:: Data in this exercise ::

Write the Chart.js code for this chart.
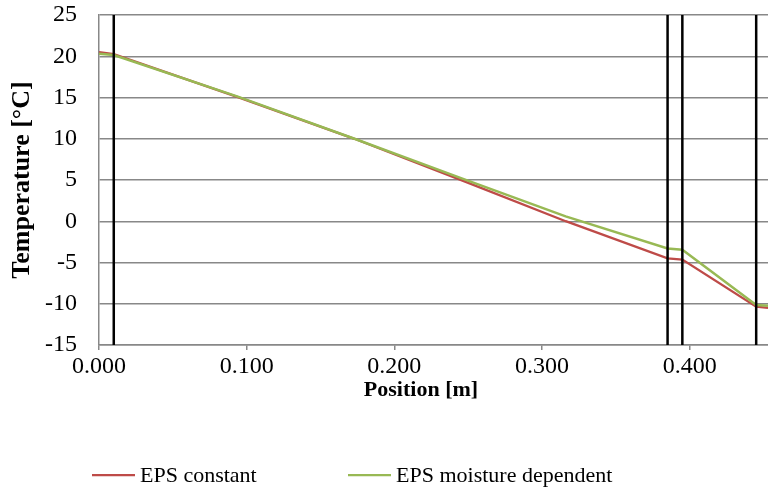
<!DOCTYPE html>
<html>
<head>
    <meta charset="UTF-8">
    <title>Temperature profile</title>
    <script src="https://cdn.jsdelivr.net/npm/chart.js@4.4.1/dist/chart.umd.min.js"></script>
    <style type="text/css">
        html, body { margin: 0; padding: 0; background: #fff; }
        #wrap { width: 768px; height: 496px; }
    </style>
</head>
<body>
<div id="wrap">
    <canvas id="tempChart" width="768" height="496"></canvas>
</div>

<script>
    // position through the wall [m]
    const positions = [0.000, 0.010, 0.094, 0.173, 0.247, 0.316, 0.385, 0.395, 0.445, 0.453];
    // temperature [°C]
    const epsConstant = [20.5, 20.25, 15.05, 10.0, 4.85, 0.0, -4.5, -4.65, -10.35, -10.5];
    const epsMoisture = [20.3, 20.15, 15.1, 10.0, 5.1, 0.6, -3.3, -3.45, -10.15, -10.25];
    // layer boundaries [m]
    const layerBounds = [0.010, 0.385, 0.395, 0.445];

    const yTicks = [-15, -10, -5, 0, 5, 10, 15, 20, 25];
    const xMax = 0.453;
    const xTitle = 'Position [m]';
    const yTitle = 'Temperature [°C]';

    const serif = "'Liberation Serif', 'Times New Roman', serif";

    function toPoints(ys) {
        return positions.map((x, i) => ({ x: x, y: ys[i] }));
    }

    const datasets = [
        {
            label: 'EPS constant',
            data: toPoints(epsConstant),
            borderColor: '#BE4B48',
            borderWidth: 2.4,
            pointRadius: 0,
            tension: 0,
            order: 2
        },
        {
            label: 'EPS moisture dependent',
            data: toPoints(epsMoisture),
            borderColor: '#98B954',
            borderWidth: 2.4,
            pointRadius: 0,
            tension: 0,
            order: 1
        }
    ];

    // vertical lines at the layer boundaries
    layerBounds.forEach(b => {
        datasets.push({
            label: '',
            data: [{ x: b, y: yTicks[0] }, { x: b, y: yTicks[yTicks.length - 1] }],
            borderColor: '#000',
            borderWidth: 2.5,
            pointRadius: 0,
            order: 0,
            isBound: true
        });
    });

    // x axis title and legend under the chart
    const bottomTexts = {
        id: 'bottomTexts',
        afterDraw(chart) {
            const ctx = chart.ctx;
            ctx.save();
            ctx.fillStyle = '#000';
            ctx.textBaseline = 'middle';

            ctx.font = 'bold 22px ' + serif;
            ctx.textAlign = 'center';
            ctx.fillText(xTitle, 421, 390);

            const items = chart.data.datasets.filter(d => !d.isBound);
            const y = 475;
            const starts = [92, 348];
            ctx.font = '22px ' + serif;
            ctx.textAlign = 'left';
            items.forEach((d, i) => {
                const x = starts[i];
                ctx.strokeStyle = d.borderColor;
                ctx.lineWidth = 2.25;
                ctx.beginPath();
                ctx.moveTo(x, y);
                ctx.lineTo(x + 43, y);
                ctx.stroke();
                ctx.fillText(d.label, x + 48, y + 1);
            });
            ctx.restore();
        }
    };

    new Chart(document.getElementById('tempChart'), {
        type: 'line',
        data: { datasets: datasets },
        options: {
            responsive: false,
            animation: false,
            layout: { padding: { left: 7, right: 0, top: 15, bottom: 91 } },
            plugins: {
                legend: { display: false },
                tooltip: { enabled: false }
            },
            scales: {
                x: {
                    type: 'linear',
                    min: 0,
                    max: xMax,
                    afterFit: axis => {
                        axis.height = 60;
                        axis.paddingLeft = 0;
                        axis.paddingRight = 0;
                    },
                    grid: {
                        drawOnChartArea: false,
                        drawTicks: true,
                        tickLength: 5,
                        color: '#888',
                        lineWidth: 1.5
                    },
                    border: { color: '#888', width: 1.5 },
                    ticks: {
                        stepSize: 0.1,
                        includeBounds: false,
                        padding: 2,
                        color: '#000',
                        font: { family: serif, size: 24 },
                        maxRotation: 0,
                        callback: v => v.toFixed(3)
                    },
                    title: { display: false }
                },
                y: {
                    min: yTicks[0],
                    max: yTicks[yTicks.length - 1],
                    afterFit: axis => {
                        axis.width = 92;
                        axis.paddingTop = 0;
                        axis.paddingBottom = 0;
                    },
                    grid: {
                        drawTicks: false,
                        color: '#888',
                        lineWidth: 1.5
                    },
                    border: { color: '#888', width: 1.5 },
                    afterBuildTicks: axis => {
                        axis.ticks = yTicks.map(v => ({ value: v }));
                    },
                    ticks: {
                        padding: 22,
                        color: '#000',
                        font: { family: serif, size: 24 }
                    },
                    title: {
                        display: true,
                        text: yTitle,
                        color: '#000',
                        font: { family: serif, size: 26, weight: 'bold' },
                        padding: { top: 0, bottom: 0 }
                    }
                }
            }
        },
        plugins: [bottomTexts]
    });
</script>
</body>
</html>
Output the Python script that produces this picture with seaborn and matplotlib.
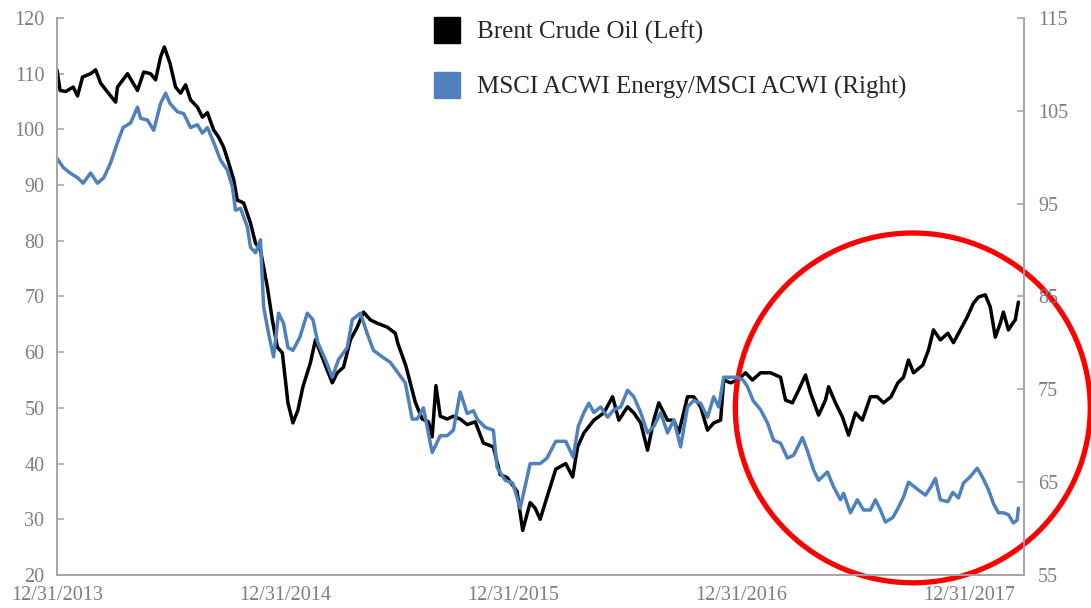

:::

Task to complete:
Skipping the pictures, transcribe each line above exactly as it appears.

The answer:
Write the Chart.js code for this chart.
<!DOCTYPE html>
<html>
<head>
    <meta charset="UTF-8">
    <title>Temperature profile</title>
    <script src="https://cdn.jsdelivr.net/npm/chart.js@4.4.1/dist/chart.umd.min.js"></script>
    <style type="text/css">
        html, body { margin: 0; padding: 0; background: #fff; }
        #wrap { width: 768px; height: 496px; }
    </style>
</head>
<body>
<div id="wrap">
    <canvas id="tempChart" width="768" height="496"></canvas>
</div>

<script>
    // position through the wall [m]
    const positions = [0.000, 0.010, 0.094, 0.173, 0.247, 0.316, 0.385, 0.395, 0.445, 0.453];
    // temperature [°C]
    const epsConstant = [20.5, 20.25, 15.05, 10.0, 4.85, 0.0, -4.5, -4.65, -10.35, -10.5];
    const epsMoisture = [20.3, 20.15, 15.1, 10.0, 5.1, 0.6, -3.3, -3.45, -10.15, -10.25];
    // layer boundaries [m]
    const layerBounds = [0.010, 0.385, 0.395, 0.445];

    const yTicks = [-15, -10, -5, 0, 5, 10, 15, 20, 25];
    const xMax = 0.453;
    const xTitle = 'Position [m]';
    const yTitle = 'Temperature [°C]';

    const serif = "'Liberation Serif', 'Times New Roman', serif";

    function toPoints(ys) {
        return positions.map((x, i) => ({ x: x, y: ys[i] }));
    }

    const datasets = [
        {
            label: 'EPS constant',
            data: toPoints(epsConstant),
            borderColor: '#BE4B48',
            borderWidth: 2.4,
            pointRadius: 0,
            tension: 0,
            order: 2
        },
        {
            label: 'EPS moisture dependent',
            data: toPoints(epsMoisture),
            borderColor: '#98B954',
            borderWidth: 2.4,
            pointRadius: 0,
            tension: 0,
            order: 1
        }
    ];

    // vertical lines at the layer boundaries
    layerBounds.forEach(b => {
        datasets.push({
            label: '',
            data: [{ x: b, y: yTicks[0] }, { x: b, y: yTicks[yTicks.length - 1] }],
            borderColor: '#000',
            borderWidth: 2.5,
            pointRadius: 0,
            order: 0,
            isBound: true
        });
    });

    // x axis title and legend under the chart
    const bottomTexts = {
        id: 'bottomTexts',
        afterDraw(chart) {
            const ctx = chart.ctx;
            ctx.save();
            ctx.fillStyle = '#000';
            ctx.textBaseline = 'middle';

            ctx.font = 'bold 22px ' + serif;
            ctx.textAlign = 'center';
            ctx.fillText(xTitle, 421, 390);

            const items = chart.data.datasets.filter(d => !d.isBound);
            const y = 475;
            const starts = [92, 348];
            ctx.font = '22px ' + serif;
            ctx.textAlign = 'left';
            items.forEach((d, i) => {
                const x = starts[i];
                ctx.strokeStyle = d.borderColor;
                ctx.lineWidth = 2.25;
                ctx.beginPath();
                ctx.moveTo(x, y);
                ctx.lineTo(x + 43, y);
                ctx.stroke();
                ctx.fillText(d.label, x + 48, y + 1);
            });
            ctx.restore();
        }
    };

    new Chart(document.getElementById('tempChart'), {
        type: 'line',
        data: { datasets: datasets },
        options: {
            responsive: false,
            animation: false,
            layout: { padding: { left: 7, right: 0, top: 15, bottom: 91 } },
            plugins: {
                legend: { display: false },
                tooltip: { enabled: false }
            },
            scales: {
                x: {
                    type: 'linear',
                    min: 0,
                    max: xMax,
                    afterFit: axis => {
                        axis.height = 60;
                        axis.paddingLeft = 0;
                        axis.paddingRight = 0;
                    },
                    grid: {
                        drawOnChartArea: false,
                        drawTicks: true,
                        tickLength: 5,
                        color: '#888',
                        lineWidth: 1.5
                    },
                    border: { color: '#888', width: 1.5 },
                    ticks: {
                        stepSize: 0.1,
                        includeBounds: false,
                        padding: 2,
                        color: '#000',
                        font: { family: serif, size: 24 },
                        maxRotation: 0,
                        callback: v => v.toFixed(3)
                    },
                    title: { display: false }
                },
                y: {
                    min: yTicks[0],
                    max: yTicks[yTicks.length - 1],
                    afterFit: axis => {
                        axis.width = 92;
                        axis.paddingTop = 0;
                        axis.paddingBottom = 0;
                    },
                    grid: {
                        drawTicks: false,
                        color: '#888',
                        lineWidth: 1.5
                    },
                    border: { color: '#888', width: 1.5 },
                    afterBuildTicks: axis => {
                        axis.ticks = yTicks.map(v => ({ value: v }));
                    },
                    ticks: {
                        padding: 22,
                        color: '#000',
                        font: { family: serif, size: 24 }
                    },
                    title: {
                        display: true,
                        text: yTitle,
                        color: '#000',
                        font: { family: serif, size: 26, weight: 'bold' },
                        padding: { top: 0, bottom: 0 }
                    }
                }
            }
        },
        plugins: [bottomTexts]
    });
</script>
</body>
</html>
Output the Python script that produces this picture with seaborn and matplotlib.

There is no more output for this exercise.